Which data structure/s is used in implementation of editors like notepad. This data structure should be extensible, and should support various features like edition, deletion, scrolling, selection of range of text etc?
Check out the implementation of Notepad++, you can view the source on SourceForge
The usual thing is to have something like a list or array of arrays of characters. There has been a lot of stuff done on this over the years: you might have a look at this google search.
We wrote an editor for an old machine (keep in mind that this was a while ago, about 1986, so this is from memory, and the state of the art may have advanced somewhat since then) which we managed to get to scream along, performance wise, by using fixed memory blocks from self-managed pools.
It had two pools, each containing a fixed number of specific-sized blocks (one pool was for line structures, the other for line-segment structures). It was basically a linked list of linked lists.
Memory was pre-allocated from a 'malloc()
'-like call, and we used 65,534 (block number 65,535 was the NULL-block) blocks each for lines (384K or 512K for the padded version) and line segments (2G) to handle files up to 65,534 lines and ~1.6G of file, which was pretty big back then). That was the theoretical file size limit - I don't think we ever approached that in reality since we never allocated the full set of line segment structures.
Not having to call malloc()
for every little block of memory gave us a huge speed increase, especially as we could optimize our own memory allocation routines for fixed size blocks (including inlining the calls in the final optimized version).

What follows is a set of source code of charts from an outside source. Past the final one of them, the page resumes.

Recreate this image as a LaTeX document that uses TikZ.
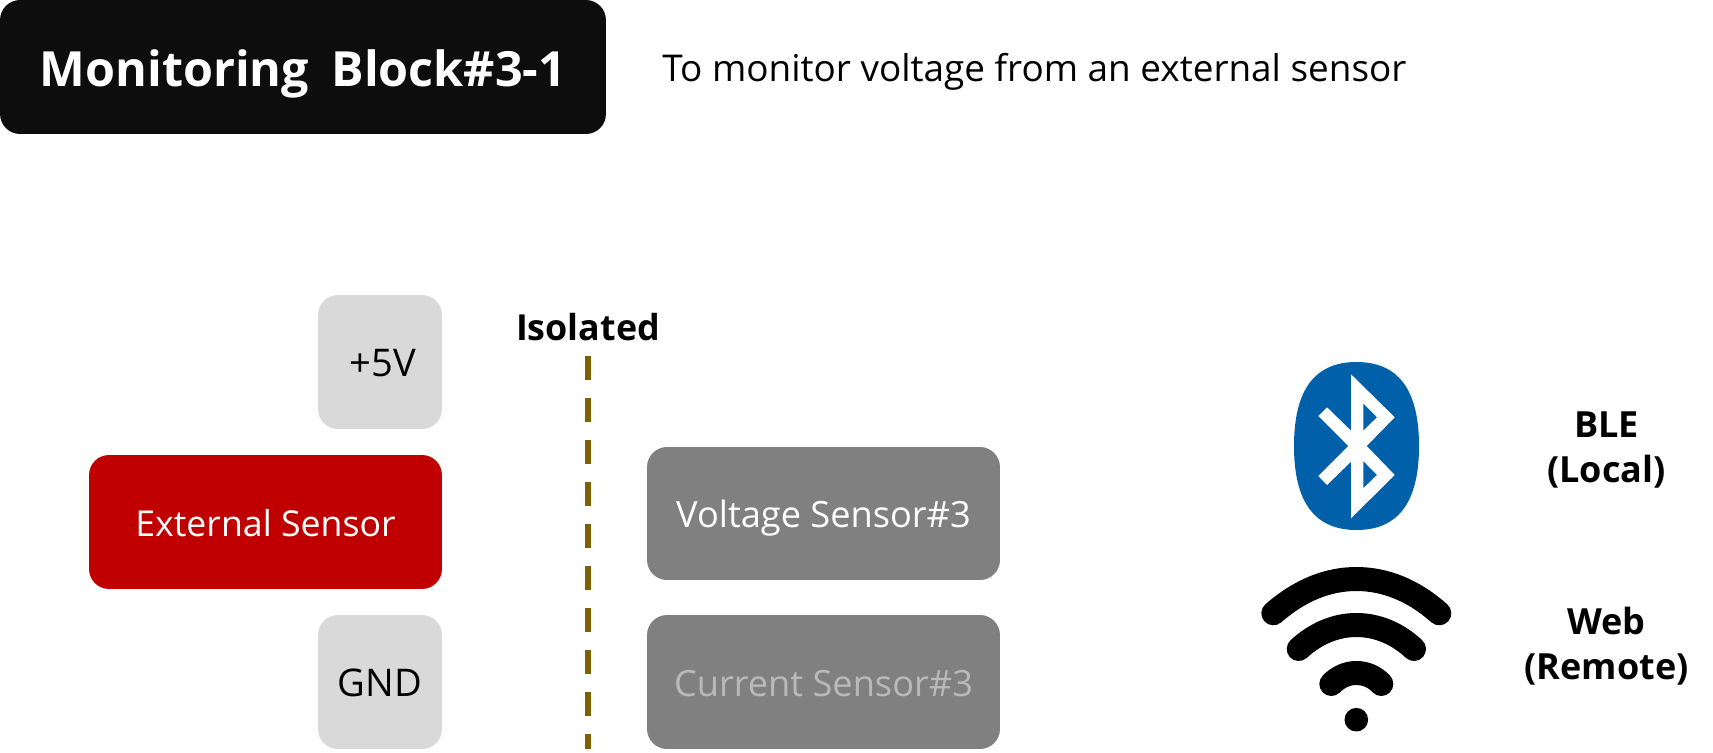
\documentclass[tikz,border=0pt]{standalone}
\usepackage{fontspec}
\setmainfont{Open Sans}
\usepackage{xcolor}
\usetikzlibrary{positioning}
\definecolor{titleblack}{RGB}{13,13,13}
\definecolor{railgray}{RGB}{217,217,217}
\definecolor{sensorred}{RGB}{192,0,0}
\definecolor{sensorgray}{RGB}{128,128,128}
\definecolor{mutedtext}{RGB}{185,185,185}
\definecolor{isoline}{RGB}{127,96,0}
\definecolor{bleblue}{RGB}{0,96,169}
\tikzset{
  blockbox/.style={rounded corners=0.4cm, inner sep=0pt, text height=16pt, text depth=0pt, align=center},
  railbox/.style={blockbox, fill=railgray, text=black, minimum width=2.48cm, minimum height=2.68cm, font=\fontsize{21.7}{26}\selectfont},
  sensorbox/.style={blockbox, fill=sensorgray, text=white, minimum width=7.06cm, minimum height=2.66cm, font=\fontsize{20.6}{25}\selectfont},
  sidelabel/.style={align=center, inner sep=0pt, font=\fontsize{20.5}{25.5}\selectfont\bfseries},
  wifiarc/.style={line width=0.48cm, line cap=round}
}
\begin{document}
\begin{tikzpicture}[x=0.02cm, y=-0.02cm]
\useasboundingbox (0,0) rectangle (1713,753);

%% ── HEADER ───────────────────────────────────────────────────────────────
\node[blockbox, fill=titleblack, text=white, text height=22pt, minimum width=12.12cm, minimum height=2.68cm,
      font=\fontsize{27.6}{33}\selectfont\bfseries] (title) at (303,67) {Monitoring\hspace{0.2em} Block\#3-1};
\node[inner sep=0pt, anchor=west, font=\fontsize{21}{25}\selectfont] (purpose) at (662,72)
  {To monitor voltage from an external sensor};

%% ── LEFT SIDE: external sensor ───────────────────────────────────────────
\node[railbox] (plusfive) at (380,362) {\kern3pt +5V};
\node[blockbox, fill=sensorred, text=white, minimum width=7.06cm, minimum height=2.68cm,
      font=\fontsize{20.3}{25}\selectfont] (external) at (265.5,522) {External Sensor};
\node[railbox] (gnd) at (380,682) {GND};

%% ── ISOLATION LINE ───────────────────────────────────────────────────────
\node[inner sep=0pt, font=\fontsize{20.4}{25}\selectfont\bfseries] (isolated) at (588,327) {Isolated};
\coordinate (isotop) at (588,356);
\coordinate (isobot) at (588,749);
\draw[isoline, line width=0.12cm, dash pattern=on 0.48cm off 0.36cm] (isotop) -- (isobot);

%% ── RIGHT SIDE: sensors ──────────────────────────────────────────────────
\node[sensorbox] (voltage) at (823.5,513.5) {Voltage Sensor\#3};
\node[sensorbox, text=mutedtext, minimum height=2.68cm] (current) at (823.5,682) {Current Sensor\#3};

%% ── BLE ICON ─────────────────────────────────────────────────────────────
\fill[bleblue] (1356.5,362) .. controls (1402,362) and (1419,395) .. (1419,446)
  .. controls (1419,497) and (1402,530) .. (1356.5,530)
  .. controls (1311,530) and (1294,497) .. (1294,446)
  .. controls (1294,395) and (1311,362) .. cycle;
% Rune, with its two triangles left open
\fill[white, even odd rule]
  (1351,374.3) -- (1394.7,417.3) -- (1366.7,446) -- (1394.7,475) -- (1351,518.3)
  -- (1351,461.7) -- (1327,485) -- (1318.3,476) -- (1348.3,446) -- (1318.3,416)
  -- (1327,407.3) -- (1351,430.7) -- cycle
  (1363.3,403.3) -- (1377,417.3) -- (1363.3,430.7) -- cycle
  (1363.3,461) -- (1377,475) -- (1363.3,488.3) -- cycle;
\node[sidelabel] (ble) at (1606.5,450) {BLE\\(Local)};

%% ── WIFI ICON ────────────────────────────────────────────────────────────
\draw[wifiarc] (1273.3,613.3) .. controls (1300,590) and (1328,579) .. (1356.3,579)
  .. controls (1385,579) and (1413,590) .. (1439.3,613.3);
\draw[wifiarc] (1298.7,649) .. controls (1315,634) and (1335,625) .. (1356.3,625)
  .. controls (1378,625) and (1398,634) .. (1414,649);
\draw[wifiarc] (1331.3,684) .. controls (1338,677) and (1347,673) .. (1356.3,673)
  .. controls (1366,673) and (1375,677) .. (1381.3,684);
\fill (1356.3,719.7) circle (11.8);
\node[sidelabel] (web) at (1606.5,646) {Web\\(Remote)};
\end{tikzpicture}
\end{document}
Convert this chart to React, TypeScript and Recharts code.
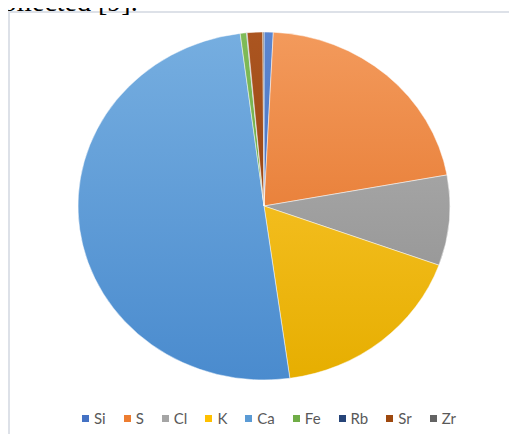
import { PieChart, Pie, Cell, Legend } from "recharts";

const elements = ["Si", "S", "Cl", "K", "Ca", "Fe", "Rb", "Sr", "Zr"];
const shares = [0.8, 21.4, 8.4, 17.3, 50.3, 0.55, 0.05, 1.35, 0.1];
// light (top) and dark (bottom) shade of each slice
const topColors = ["#5b86d0", "#f39a5c", "#b4b4b4", "#ffcb3a", "#76aee0", "#7fbb58", "#2e4f88", "#ab5520", "#707070"];
const bottomColors = ["#3a66b8", "#e06a1c", "#8c8c8c", "#e6ae00", "#4a8bce", "#62a03c", "#1f3a6a", "#8c3c08", "#555555"];
const legendColors = ["#4472c4", "#ed7d31", "#a5a5a5", "#ffc000", "#5b9bd5", "#70ad47", "#264478", "#9e480e", "#636363"];

const chartData = elements.map((name, i) => ({ name, value: shares[i] }));

const CX = 254;
const CY = 193;
const R = 186;

function LegendRow() {
  return (
    <div
      style={{
        display: "flex",
        justifyContent: "center",
        fontFamily: "Lato, 'Open Sans', sans-serif",
        fontSize: 15,
        color: "#595959",
      }}
    >
      {elements.map((name, i) => (
        <span key={name} style={{ display: "inline-flex", alignItems: "center", margin: "0 9px" }}>
          <span
            style={{
              display: "inline-block",
              width: 7,
              height: 7,
              background: legendColors[i],
              marginRight: 5,
            }}
          />
          {name}
        </span>
      ))}
    </div>
  );
}

export default function App() {
  return (
    <div
      style={{
        position: "relative",
        width: 517,
        height: 442,
        margin: -8,
        overflow: "hidden",
        background: "#fff",
      }}
    >
      <style>{`.recharts-pie { transform-origin: ${CX}px ${CY}px; transform: scale(1, 0.9355); }`}</style>
      <div
        style={{
          position: "absolute",
          left: -10,
          top: -12,
          fontFamily: "'Liberation Serif', 'Times New Roman', serif",
          fontSize: 28,
          lineHeight: "28px",
          color: "#000",
          whiteSpace: "nowrap",
          zIndex: 2,
        }}
      >
        collected [9].
      </div>
      <div
        style={{
          position: "absolute",
          left: 8,
          top: 11,
          width: 520,
          height: 440,
          border: "2px solid #dde1e8",
          boxSizing: "border-box",
        }}
      >
        <PieChart width={510} height={430} margin={{ top: 0, right: 0, bottom: 0, left: 0 }}>
          <defs>
            {elements.map((name, i) => (
              <linearGradient
                key={name}
                id={`grad-${name}`}
                gradientUnits="userSpaceOnUse"
                x1={0}
                y1={CY - R}
                x2={0}
                y2={CY + R}
              >
                <stop offset="0%" stopColor={topColors[i]} />
                <stop offset="100%" stopColor={bottomColors[i]} />
              </linearGradient>
            ))}
          </defs>
          <Pie
            data={chartData}
            dataKey="value"
            nameKey="name"
            cx={CX}
            cy={CY}
            outerRadius={R}
            startAngle={90}
            endAngle={-270}
            stroke="#ffffff"
            strokeWidth={0.5}
            isAnimationActive={false}
          >
            {chartData.map((entry) => (
              <Cell key={entry.name} fill={`url(#grad-${entry.name})`} />
            ))}
          </Pie>
          <Legend
            content={<LegendRow />}
            wrapperStyle={{ position: "absolute", top: 396, left: 4, width: 510 }}
          />
        </PieChart>
      </div>
    </div>
  );
}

The structures in the two pools were as follows:
Line structure Line-segment structure
+--------+ +--------+
|NNNNNNNN| |nnnnnnnn|
|NNNNNNNN| |nnnnnnnn|
|PPPPPPPP| |pppppppp|
|PPPPPPPP| |pppppppp|
|bbbbbbbb| |LLLLLLLL|
|bbbbbbbb| |LLLLLLLL|
|........| |xxxxxxxx|
|........| : :
+--------+ |xxxxxxxx|
+--------+
where:
- Lower-case letters point to the line segment pool (except
x
). - Upper-case letters to the line pool.
N
was a block number for the next line (0xffff was NULL for all these).P
the the block number for the previous lineb
was the block number for the first line segment in that line..
was reserved padding (to bump the structure out to 8 bytes).n
was the block number for the next line segment.p
was the block number for the previous line segment.L
was the block number for the segment's line block.x
was the 26 characters in that line segment.

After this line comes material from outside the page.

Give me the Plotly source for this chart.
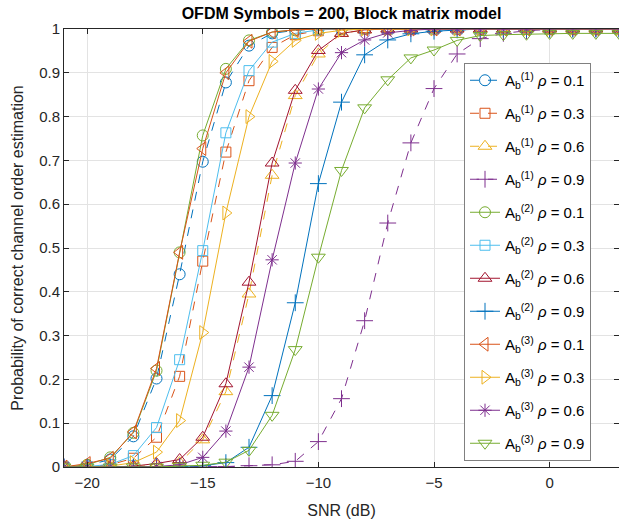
import plotly.graph_objects as go

snr = list(range(-21, 4))

# A_b^(1) (dashed)
a1_r01 = [0, 0.004, 0.017, 0.07, 0.202, 0.44, 0.697, 0.878, 0.962, 0.99, 0.997, 1, 1, 1, 1, 1, 1, 1, 1, 1, 1, 1, 1, 1, 1]
a1_r03 = [0, 0.001, 0.005, 0.02, 0.068, 0.207, 0.47, 0.719, 0.882, 0.958, 0.987, 0.996, 1, 1, 1, 1, 1, 1, 1, 1, 1, 1, 1, 1, 1]
a1_r06 = [0, 0, 0, 0.001, 0.004, 0.01, 0.062, 0.172, 0.395, 0.666, 0.848, 0.943, 0.99, 0.998, 1, 1, 1, 1, 1, 1, 1, 1, 1, 1, 1]
a1_r09 = [0, 0, 0, 0, 0, 0, 0, 0.001, 0.003, 0.005, 0.013, 0.058, 0.156, 0.334, 0.557, 0.74, 0.864, 0.943, 0.978, 0.99, 0.996, 0.999, 1, 1, 1]
# A_b^(2) (solid)
a2_r01 = [0, 0.005, 0.022, 0.078, 0.22, 0.49, 0.757, 0.909, 0.974, 0.993, 0.998, 1, 1, 1, 1, 1, 1, 1, 1, 1, 1, 1, 1, 1, 1]
a2_r03 = [0, 0.001, 0.006, 0.026, 0.09, 0.245, 0.494, 0.763, 0.905, 0.97, 0.99, 0.998, 1, 1, 1, 1, 1, 1, 1, 1, 1, 1, 1, 1, 1]
a2_r06 = [0, 0, 0, 0.002, 0.008, 0.017, 0.068, 0.19, 0.422, 0.694, 0.86, 0.951, 0.99, 0.998, 1, 1, 1, 1, 1, 1, 1, 1, 1, 1, 1]
a2_r09 = [0, 0, 0, 0, 0, 0.001, 0.003, 0.01, 0.045, 0.163, 0.375, 0.647, 0.833, 0.941, 0.975, 0.989, 0.995, 0.998, 1, 1, 1, 1, 1, 1, 1]
# A_b^(3) (solid)
a3_r01 = [0, 0.008, 0.02, 0.08, 0.225, 0.49, 0.727, 0.9, 0.972, 0.993, 0.998, 1, 1, 1, 1, 1, 1, 1, 1, 1, 1, 1, 1, 1, 1]
a3_r03 = [0, 0, 0.002, 0.01, 0.034, 0.106, 0.307, 0.58, 0.8, 0.926, 0.974, 0.99, 0.997, 1, 1, 1, 1, 1, 1, 1, 1, 1, 1, 1, 1]
a3_r06 = [0, 0, 0, 0, 0.001, 0.005, 0.022, 0.082, 0.228, 0.473, 0.694, 0.863, 0.946, 0.975, 0.991, 0.997, 1, 1, 1, 1, 1, 1, 1, 1, 1]
a3_r09 = [0, 0, 0, 0, 0, 0.002, 0.004, 0.011, 0.038, 0.118, 0.268, 0.479, 0.677, 0.82, 0.884, 0.934, 0.952, 0.974, 0.985, 0.987, 0.988, 0.99, 0.99, 0.99, 0.99]

series_names = [
    "A<sub>b</sub><sup>(1)</sup> <i>ρ</i> = 0.1",
    "A<sub>b</sub><sup>(1)</sup> <i>ρ</i> = 0.3",
    "A<sub>b</sub><sup>(1)</sup> <i>ρ</i> = 0.6",
    "A<sub>b</sub><sup>(1)</sup> <i>ρ</i> = 0.9",
    "A<sub>b</sub><sup>(2)</sup> <i>ρ</i> = 0.1",
    "A<sub>b</sub><sup>(2)</sup> <i>ρ</i> = 0.3",
    "A<sub>b</sub><sup>(2)</sup> <i>ρ</i> = 0.6",
    "A<sub>b</sub><sup>(2)</sup> <i>ρ</i> = 0.9",
    "A<sub>b</sub><sup>(3)</sup> <i>ρ</i> = 0.1",
    "A<sub>b</sub><sup>(3)</sup> <i>ρ</i> = 0.3",
    "A<sub>b</sub><sup>(3)</sup> <i>ρ</i> = 0.6",
    "A<sub>b</sub><sup>(3)</sup> <i>ρ</i> = 0.9",
]
series_values = [a1_r01, a1_r03, a1_r06, a1_r09, a2_r01, a2_r03, a2_r06, a2_r09, a3_r01, a3_r03, a3_r06, a3_r09]

colors = ["#0072BD", "#D95319", "#EDB120", "#7E2F8E", "#77AC30", "#4DBEEE",
          "#A2142F", "#0072BD", "#D95319", "#EDB120", "#7E2F8E", "#77AC30"]
symbols = ["circle-open", "square-open", "triangle-up-open", "cross-thin-open",
           "circle-open", "square-open", "triangle-up-open", "cross-thin-open",
           "triangle-left-open", "triangle-right-open", "asterisk-open", "triangle-down-open"]
dashes = ["dash"] * 4 + ["solid"] * 8
sizes = [11, 10, 12, 12, 11, 10, 12, 12, 12, 12, 11, 12]

FONT = "Liberation Sans, Arial, Helvetica, sans-serif"

W, H = 619, 524
L, R, T, B = 64, 0, 29, 57
PW, PH = W - L - R, H - T - B

fig = go.Figure()
for i, (name, vals) in enumerate(zip(series_names, series_values)):
    fig.add_trace(go.Scatter(
        x=snr, y=vals, name=name, mode="lines+markers",
        legendgroup=f"g{i}",
        line=dict(color=colors[i], width=1, dash=dashes[i]),
        marker=dict(symbol=symbols[i], size=sizes[i], color=colors[i],
                    line=dict(color=colors[i], width=1)),
    ))

fig.update_layout(
    width=W, height=H,
    margin=dict(l=L, r=R, t=T, b=B),
    paper_bgcolor="white", plot_bgcolor="white",
    font=dict(family=FONT, color="#262626", size=14),
    title=dict(text="<b>OFDM Symbols = 200, Block matrix model</b>",
               x=(L + PW / 2) / W, xanchor="center", y=1 - 13 / H, yanchor="middle",
               font=dict(size=16, color="black", family=FONT)),
    legend=dict(x=(464 - L) / PW, y=(467 - 63) / PH, xanchor="left", yanchor="top",
                bgcolor="white", bordercolor="#808080", borderwidth=1,
                font=dict(size=15, color="#000000", family=FONT),
                tracegroupgap=10.5, itemwidth=30),
    showlegend=True,
)
fig.update_xaxes(
    range=[-21, 3], tickvals=[-20, -15, -10, -5, 0],
    showgrid=True, gridcolor="#e3e3e3", gridwidth=1, zeroline=False,
    showline=True, linecolor="#262626", linewidth=1, mirror="ticks",
    ticks="inside", ticklen=5, tickcolor="#262626",
    tickfont=dict(size=15, color="#262626"), ticklabelstandoff=2,
    title=dict(text="SNR (dB)", font=dict(size=16, color="#262626"), standoff=14),
)
fig.update_yaxes(
    range=[0, 1], dtick=0.1, tick0=0,
    showgrid=True, gridcolor="#e3e3e3", gridwidth=1, zeroline=False,
    showline=True, linecolor="#262626", linewidth=1, mirror="ticks",
    ticks="inside", ticklen=5, tickcolor="#262626",
    tickfont=dict(size=15, color="#262626"),
    title=dict(text="Probability of correct channel order estimation",
               font=dict(size=16, color="#262626"), standoff=11),
)

fig.write_html("out.html",
               config={"displayModeBar": False},
               post_script="document.body.style.margin='0';document.body.style.overflow='hidden';")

The reason the line structure was padded was to speed up the conversion of block numbers into actual memory locations (shifting left by 3 bits was much faster than multiplying by 6 in that particular architecture and extra memory used was only 128K, minimal compared to the total storage used) although we did provide the slower version for those who cared more about memory.
We also had an array of 100 16-bit values which contained the line segment (and line number so we could quickly go to specific lines) at roughly that percentage (so that array[7] was the line that was roughly 7% into the file) and two free pointers to maintain the free list in each pool (this was a very simple one way list where N
or n
in the structure indicated the next free block and free blocks were allocated from, and put back to, the front of these lists).
There was no need to keep a count of the characters in each line segment since 0-bytes were not valid in files. Each line segment was allowed to have 0-bytes at the end that were totally ignored. Lines were compressed (i.e., line segments were combined) whenever they were modified. This kept block usage low (without infrequent and lengthy garbage collection) and also greatly sped up search-and-replace operations.
The use of these structures allowed very fast editing, insertion, deletion, searching and navigation around the text, which is where you're likely to get most of your performance problems in a simple text editor.
The use of selections (we didn't implement this as it was a text mode editor that used vi-like commands [e.g., 3d to delete 3 lines, 6x to delete 6 characters]) could be implemented by having a (line#,char-pos) tuple to mark positions in the text, and use two of those tuples for a selection range.
Wikipedia says many editors use a Gap Buffer. It is basically an array with an unused space in the middle. The cursor sits just before the gap, so deletion and insertion at the cursor is O(1). It should be pretty easy to implement.
Looking at the source code of Notepad++ (as Chris Ballance suggested in this thread here) shows that they also use a gap buffer. You could get some implementation ideas from that.
There is an excellent article about Piece Chains by James Brown, author of HexEdit.
In a nutshell: Piece chains allow you to record the changes made to the text. After loading, you have a piece chain that spans the entire text. Now you insert somewhere in the middle.
Instead of allocating a new buffer, copying the text around, etc., you create two new pieces and modify the existing one: The existing one now contains the text up to the insertion point (i.e. you just change the length of the piece), then you have a piece with the new text and after that a new piece with all the text after the insertion. The original text is left unchanged.
For undo/redo, you simple remember which pieces you added/removed/changed.
The most complex area when using piece chains is that there is no longer a 1:1 mapping between an offset in the visible text and the memory structure. You either have to search the chain or you must maintain a binary tree structure of some kind.